### The problem
Exactly as written, quote every line that follows, skipping the images.

Items from a data source
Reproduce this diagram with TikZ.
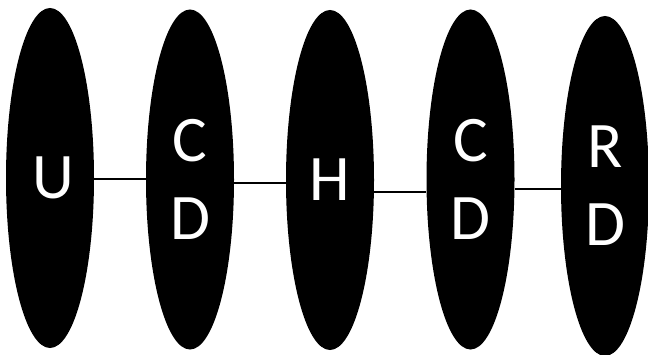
\documentclass[tikz,border=0pt]{standalone}
\usepackage{fontspec}
\setmainfont{Carlito}
\usetikzlibrary{shapes.geometric}
\begin{document}
\begin{tikzpicture}[x=1pt,y=1pt,
  blob/.style={ellipse, fill=black, draw=none, text=white, inner sep=0pt,
    minimum width=88pt, minimum height=340pt, align=center,
    font=\fontsize{65}{78}\selectfont},
  link/.style={draw=black, line width=2pt}]
\useasboundingbox (0,0) rectangle (648,354);
\node[blob] (u)   at (50,176)    {\hspace{6pt}U};
\node[blob] (cd1) at (190,174.5) {C\\D};
\node[blob] (h)   at (330,174)   {H};
\node[blob] (cd2) at (470.5,174.5) {C\\D};
\node[blob] (rd)  at (605,168)   {R\\D};
\draw[link] ([yshift=-0.5pt]u.east) -- ([yshift=-0.5pt]u.east -| cd1.west);
\draw[link] ([yshift=-3.8pt]cd1.east) -- ([yshift=-3.8pt]cd1.east -| h.west);
\draw[link] ([yshift=-12.3pt]h.east) -- ([yshift=-12.3pt]h.east -| cd2.west);
\draw[link] ([yshift=-9.5pt]cd2.east) -- ([yshift=-9.5pt]cd2.east -| rd.west);
\end{tikzpicture}
\end{document}
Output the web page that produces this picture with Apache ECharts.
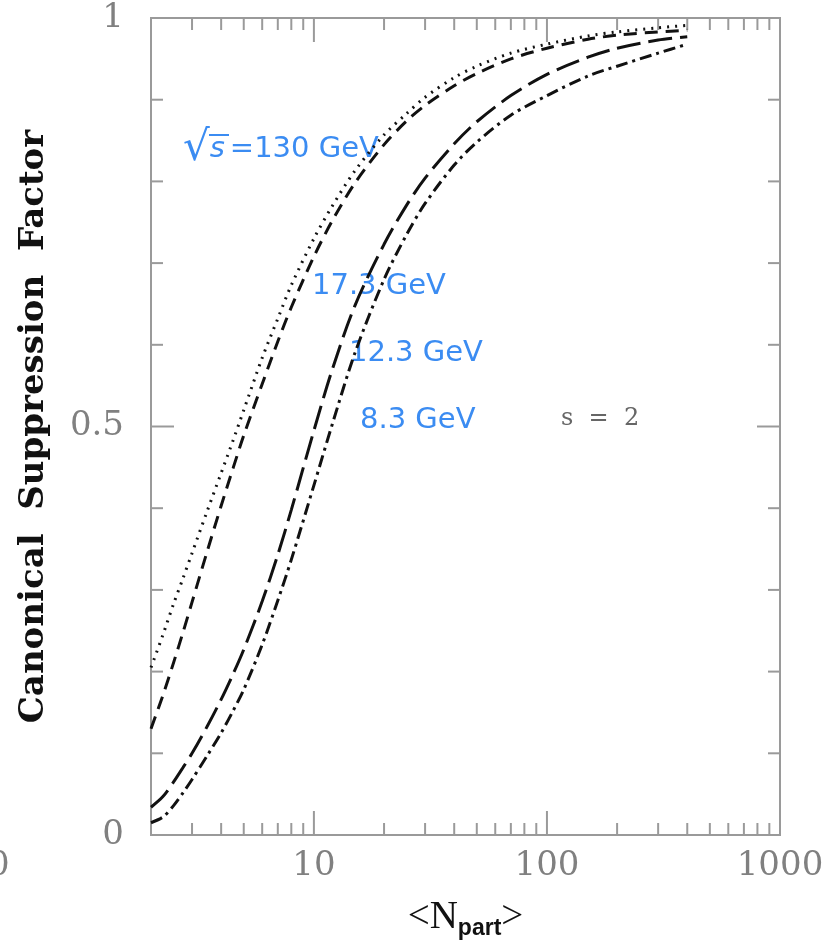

### Task output
Reproduce this diagram with TikZ.
\documentclass[tikz,border=0pt]{standalone}
\usepackage{fontspec}
\setmainfont{Carlito}
\usetikzlibrary{shapes.geometric}
\begin{document}
\begin{tikzpicture}[x=1pt,y=1pt,
  blob/.style={ellipse, fill=black, draw=none, text=white, inner sep=0pt,
    minimum width=88pt, minimum height=340pt, align=center,
    font=\fontsize{65}{78}\selectfont},
  link/.style={draw=black, line width=2pt}]
\useasboundingbox (0,0) rectangle (648,354);
\node[blob] (u)   at (50,176)    {\hspace{6pt}U};
\node[blob] (cd1) at (190,174.5) {C\\D};
\node[blob] (h)   at (330,174)   {H};
\node[blob] (cd2) at (470.5,174.5) {C\\D};
\node[blob] (rd)  at (605,168)   {R\\D};
\draw[link] ([yshift=-0.5pt]u.east) -- ([yshift=-0.5pt]u.east -| cd1.west);
\draw[link] ([yshift=-3.8pt]cd1.east) -- ([yshift=-3.8pt]cd1.east -| h.west);
\draw[link] ([yshift=-12.3pt]h.east) -- ([yshift=-12.3pt]h.east -| cd2.west);
\draw[link] ([yshift=-9.5pt]cd2.east) -- ([yshift=-9.5pt]cd2.east -| rd.west);
\end{tikzpicture}
\end{document}
Output the web page that produces this picture with Apache ECharts.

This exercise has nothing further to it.